#### Available data:
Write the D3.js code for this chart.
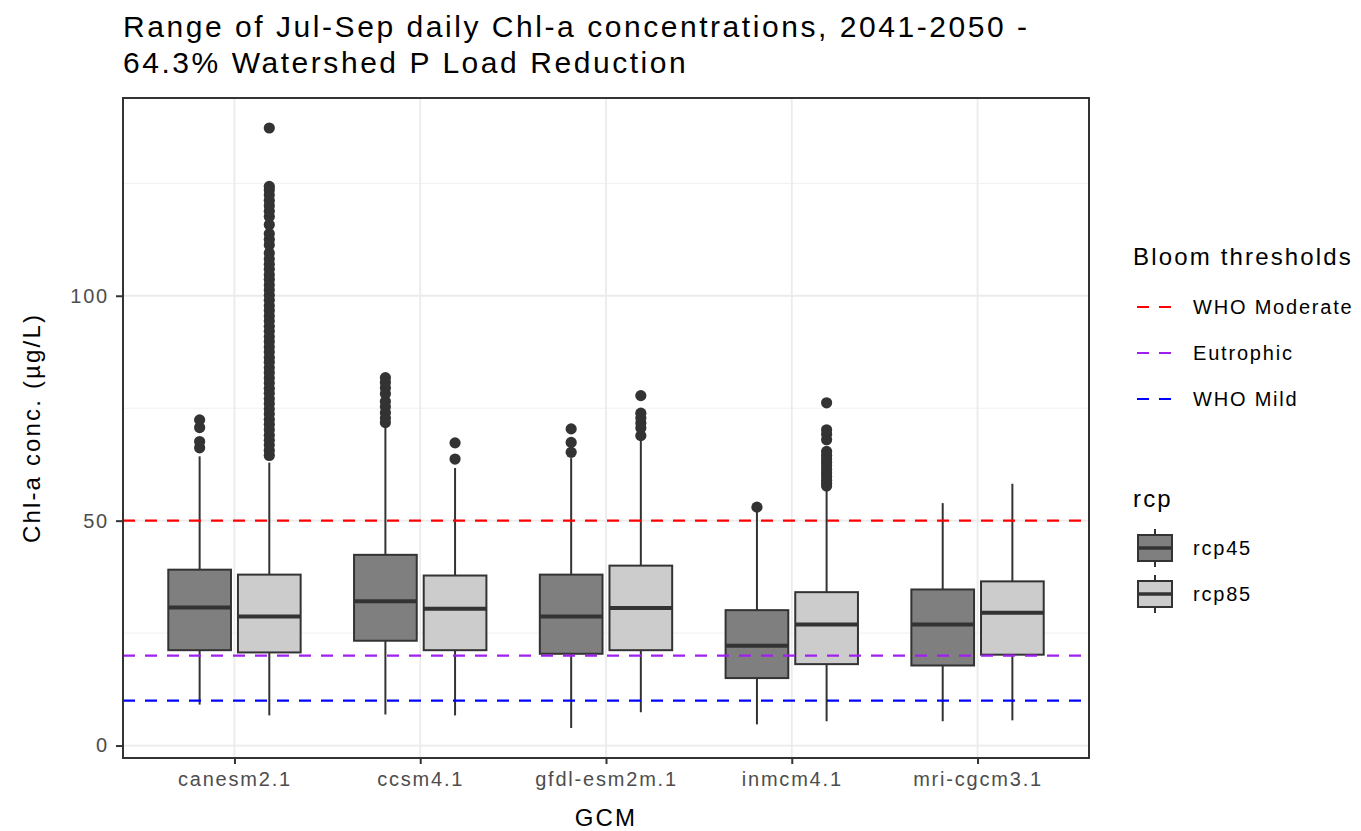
<!DOCTYPE html>
<html>
<head>
<meta charset="utf-8">
<script src="https://cdn.jsdelivr.net/npm/d3@7"></script>
<style>
  body { margin: 0; background: #fff; }
  text { font-family: "Liberation Sans", Arial, sans-serif; letter-spacing: 0.09em; }
</style>
</head>
<body>
<svg></svg>
<script>
var width  = 1361,
    height = 831;

// categories
var gcms = ["canesm2.1", "ccsm4.1", "gfdl-esm2m.1", "inmcm4.1", "mri-cgcm3.1"];
var rcps = ["rcp45", "rcp85"];

// [lower whisker, q1, median, q3, upper whisker] for each GCM
var rcp45Stats = [
  [9.1, 21.2, 30.7, 39.1, 64.3],
  [6.9, 23.3, 32.1, 42.4, 71.0],
  [3.9, 20.4, 28.7, 38.0, 63.9],
  [4.7, 15.0, 22.2, 30.1, 52.1],
  [5.4, 17.8, 26.9, 34.7, 53.9]
];
var rcp85Stats = [
  [6.7, 20.7, 28.7, 38.0, 62.9],
  [6.7, 21.2, 30.4, 37.8, 61.7],
  [7.4, 21.2, 30.6, 40.0, 68.0],
  [5.4, 18.1, 26.9, 34.1, 56.9],
  [5.6, 20.2, 29.5, 36.5, 58.2]
];

// outliers for each GCM
var rcp45Outliers = [
  [66.2, 67.6, 70.7, 72.4],
  [71.8, 72.8, 74.0, 75.3, 76.5, 78.2, 79.5, 80.7, 81.8],
  [65.2, 67.4, 70.4],
  [53.0],
  []
];
var rcp85Outliers = [
  [64.5, 65.6, 66.8, 67.9, 69.0, 70.2, 71.4, 72.5, 73.7, 74.8, 76.0, 77.1, 78.3,
   79.4, 80.6, 81.7, 82.9, 84.0, 85.2, 86.3, 87.5, 88.6, 89.8, 90.9, 92.1, 93.2,
   94.4, 95.5, 96.7, 97.8, 99.0, 100.1, 101.3, 102.4, 103.6, 104.7, 105.9, 107.0,
   108.2, 109.5, 111.3, 112.5, 113.8, 115.8, 117.6, 118.8, 120.0, 121.2, 122.4,
   123.5, 124.3, 137.3],
  [63.7, 67.3],
  [68.9, 70.6, 71.7, 72.8, 73.9, 77.8],
  [57.7, 58.3, 59.0, 59.8, 60.6, 61.4, 62.2, 63.0, 63.7, 64.5, 65.4, 68.0, 69.2, 70.2, 76.2],
  []
];

// threshold lines
var thresholdNames  = ["WHO Moderate", "Eutrophic", "WHO Mild"];
var thresholdValues = [50, 20, 10];
var thresholdColors = ["#ff0000", "#a020f0", "#0000ff"];

var yTicks      = [0, 50, 100];
var yMinorTicks = [25, 75, 125];

var fills = {rcp45: "#7f7f7f", rcp85: "#cccccc"};

var panel = {left: 123, right: 1089, top: 98, bottom: 758};

var svg = d3.select('svg')
  .attr("width", width)
  .attr("height", height);

var x = d3.scalePoint()
  .domain(gcms)
  .range([panel.left, panel.right])
  .padding(0.6);
var step = x.step();

var dodge = d3.scaleBand()
  .domain(rcps)
  .range([-0.375 * step, 0.375 * step]);
var boxW = dodge.bandwidth() * 0.9;

var allVals = [];
rcp45Stats.concat(rcp85Stats).forEach(function(s) { allVals.push(s[0], s[4]); });
rcp45Outliers.concat(rcp85Outliers).forEach(function(o) { allVals = allVals.concat(o); });
var lo = d3.min(allVals), hi = d3.max(allVals), pad = (hi - lo) * 0.05;

var y = d3.scaleLinear()
  .domain([lo - pad, hi + pad])
  .range([panel.bottom, panel.top]);

// grid
var grid = svg.append("g");
grid.selectAll(".minor")
  .data(yMinorTicks)
  .enter()
    .append("line")
    .attr("x1", panel.left).attr("x2", panel.right)
    .attr("y1", function(d){return y(d);}).attr("y2", function(d){return y(d);})
    .attr("stroke", "#f0f0f0").attr("stroke-width", 1);
grid.selectAll(".major")
  .data(yTicks)
  .enter()
    .append("line")
    .attr("x1", panel.left).attr("x2", panel.right)
    .attr("y1", function(d){return y(d);}).attr("y2", function(d){return y(d);})
    .attr("stroke", "#ebebeb").attr("stroke-width", 1.8);
grid.selectAll(".vmajor")
  .data(gcms)
  .enter()
    .append("line")
    .attr("x1", function(d){return x(d);}).attr("x2", function(d){return x(d);})
    .attr("y1", panel.top).attr("y2", panel.bottom)
    .attr("stroke", "#ebebeb").attr("stroke-width", 1.8);

// boxes
var boxes = [];
gcms.forEach(function(g, i) {
  boxes.push({gcm: g, rcp: "rcp45", s: rcp45Stats[i], out: rcp45Outliers[i]});
  boxes.push({gcm: g, rcp: "rcp85", s: rcp85Stats[i], out: rcp85Outliers[i]});
});

var bg = svg.append("g")
  .selectAll("g")
  .data(boxes)
  .enter()
    .append("g")
    .attr("transform", function(d){return "translate(" + (x(d.gcm) + dodge(d.rcp) + dodge.bandwidth() / 2) + ",0)";});

bg.append("line")
  .attr("y1", function(d){return y(d.s[0]);})
  .attr("y2", function(d){return y(d.s[1]);})
  .attr("stroke", "#333").attr("stroke-width", 2);
bg.append("line")
  .attr("y1", function(d){return y(d.s[3]);})
  .attr("y2", function(d){return y(d.s[4]);})
  .attr("stroke", "#333").attr("stroke-width", 2);
bg.append("rect")
  .attr("x", -boxW / 2)
  .attr("width", boxW)
  .attr("y", function(d){return y(d.s[3]);})
  .attr("height", function(d){return y(d.s[1]) - y(d.s[3]);})
  .attr("fill", function(d){return fills[d.rcp];})
  .attr("stroke", "#333").attr("stroke-width", 2);
bg.append("line")
  .attr("x1", -boxW / 2).attr("x2", boxW / 2)
  .attr("y1", function(d){return y(d.s[2]);})
  .attr("y2", function(d){return y(d.s[2]);})
  .attr("stroke", "#333").attr("stroke-width", 4);
bg.selectAll("circle")
  .data(function(d){return d.out;})
  .enter()
    .append("circle")
    .attr("r", 5.6)
    .attr("cy", function(d){return y(d);})
    .attr("fill", "#333");

// threshold lines
svg.append("g")
  .selectAll("line")
  .data(thresholdValues)
  .enter()
    .append("line")
    .attr("x1", panel.left).attr("x2", panel.right)
    .attr("y1", function(d){return y(d);}).attr("y2", function(d){return y(d);})
    .attr("stroke", function(d, i){return thresholdColors[i];})
    .attr("stroke-width", 2.2)
    .attr("stroke-dasharray", "12,10");

// panel border
svg.append("rect")
  .attr("x", panel.left).attr("y", panel.top)
  .attr("width", panel.right - panel.left)
  .attr("height", panel.bottom - panel.top)
  .attr("fill", "none").attr("stroke", "#333").attr("stroke-width", 2);

// axes
var xAxis = svg.append("g")
  .attr("transform", "translate(0," + panel.bottom + ")")
  .call(d3.axisBottom(x).tickSize(6).tickPadding(8));
var yAxis = svg.append("g")
  .attr("transform", "translate(" + panel.left + ",0)")
  .call(d3.axisLeft(y).tickValues(yTicks).tickSize(7).tickPadding(7));
[xAxis, yAxis].forEach(function(a) {
  a.select(".domain").remove();
  a.selectAll(".tick line").attr("stroke", "#333").attr("stroke-width", 2);
  a.selectAll(".tick text")
    .attr("fill", "#4d4d4d")
    .style("font-size", "20px")
    .style("font-family", "Liberation Sans, Arial, sans-serif");
});

// titles
var title = svg.append("text")
  .attr("x", 123).attr("y", 37)
  .style("font-size", "30px")
  .style("letter-spacing", "0.085em")
  .attr("fill", "#000");
title.append("tspan").attr("x", 123).text("Range of Jul-Sep daily Chl-a concentrations, 2041-2050 -");
title.append("tspan").attr("x", 123).attr("dy", 36).text("64.3% Watershed P Load Reduction");

svg.append("text")
  .attr("x", (panel.left + panel.right) / 2).attr("y", 826)
  .attr("text-anchor", "middle")
  .style("font-size", "24px")
  .text("GCM");

svg.append("text")
  .attr("transform", "translate(40," + ((panel.top + panel.bottom) / 2) + ") rotate(-90)")
  .attr("text-anchor", "middle")
  .style("font-size", "24px")
  .text("Chl-a conc. (\u00b5g/L)");

// legend: thresholds
var leg = svg.append("g");
leg.append("text")
  .attr("x", 1133).attr("y", 265)
  .style("font-size", "24px")
  .text("Bloom thresholds");
var tk = leg.selectAll(".tk")
  .data(thresholdNames)
  .enter()
    .append("g")
    .attr("transform", function(d, i){return "translate(1137," + (307 + i * 46) + ")";});
tk.append("line")
  .attr("x1", 0).attr("x2", 36)
  .attr("stroke", function(d, i){return thresholdColors[i];})
  .attr("stroke-width", 2.2)
  .attr("stroke-dasharray", "12,10");
tk.append("text")
  .attr("x", 56).attr("y", 7)
  .style("font-size", "20px")
  .text(function(d){return d;});

// legend: rcp
leg.append("text")
  .attr("x", 1133).attr("y", 507)
  .style("font-size", "24px")
  .text("rcp");
var rk = leg.selectAll(".rk")
  .data(rcps)
  .enter()
    .append("g")
    .attr("transform", function(d, i){return "translate(1155," + (548 + i * 46) + ")";});
rk.append("line")
  .attr("y1", -19).attr("y2", 19)
  .attr("stroke", "#333").attr("stroke-width", 2);
rk.append("rect")
  .attr("x", -17).attr("y", -13).attr("width", 34).attr("height", 26)
  .attr("fill", function(d){return fills[d];})
  .attr("stroke", "#333").attr("stroke-width", 2);
rk.append("line")
  .attr("x1", -17).attr("x2", 17)
  .attr("stroke", "#333").attr("stroke-width", 3.5);
rk.append("text")
  .attr("x", 38).attr("y", 7)
  .style("font-size", "20px")
  .text(function(d){return d;});
</script>
</body>
</html>
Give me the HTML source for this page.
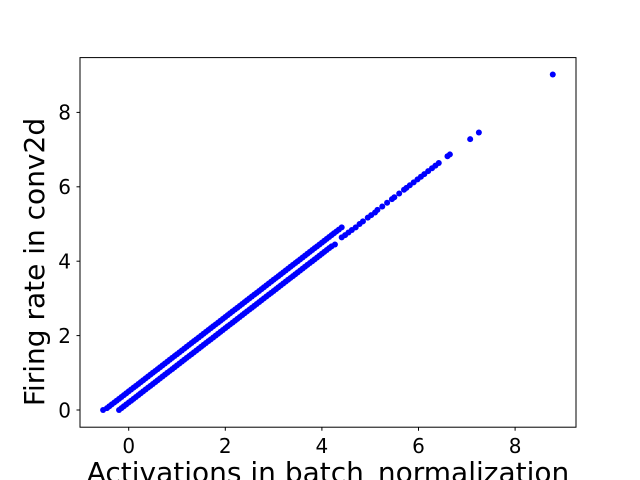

#### Given instruction:
Copy every line in the listing above where the string "this" turns up.

#### Answer for the task:
Write the D3.js code for this chart.
Give me the HTML source for this page.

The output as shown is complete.